- Born: c. 1951
- Died: 29 October 2012 (aged 61)
- Occupations: Poet, playwright and songwriter

= Warsame Shire Awale =

Warsame Shire Awale (Warsame Shireh Awaale, ورسمه شيري اوال) (c. 1951 – 29 October 2012) was a prominent Somali poet, playwright and songwriter. He was assassinated in Mogadishu, Somalia's capital, becoming the 18th media figure killed in the country in 2012. Islamist militants Al-Shabaab (militant group) are believed to have been behind most of the murders.

==Career==
Awale was one of the founding members of the Onkod police band, and was a prominent personality on the Somali art scene for over three decades. He composed many romantic and patriotic songs, as well as comedic events and functional literature.

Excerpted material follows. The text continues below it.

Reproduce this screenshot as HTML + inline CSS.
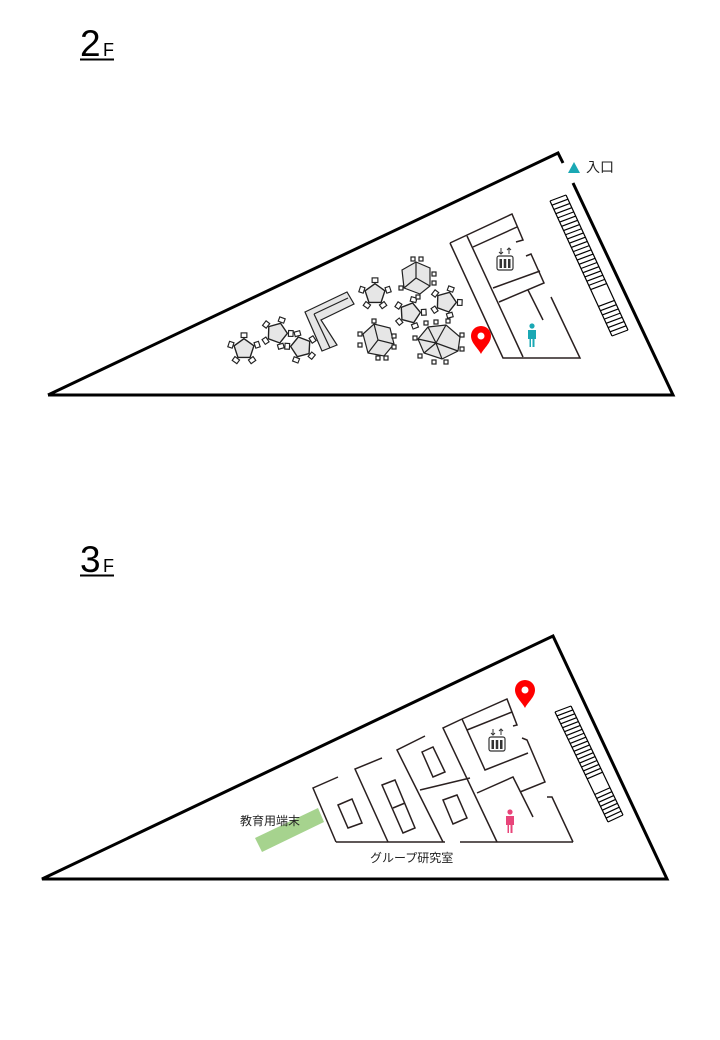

Awale was a popular media figure on Radio Kulmiye's staff. There, he urged local youth to oppose violence and instead support the national government. Additionally, Awale wrote and performed in various socially themed radio plays, where he charged the Al-Shabaab insurgent group of leading people astray under the guise of Islam.

==Death==
On 29 October 2012, Awale was assassinated by two unidentified gunmen as he was heading home in the capital. The National Union of Somali Journalists indicated that prior to his assassination, Awale had been subjected to death threats on account of his artistic pieces urging residents to join the police. Although no group claimed responsibility for his murder and Al-Shabaab denied involvement, the insurgent group is believed to have been behind it, as the assassination was characteristic of the group's modus operandi.

Awale was 61 at the time of his murder.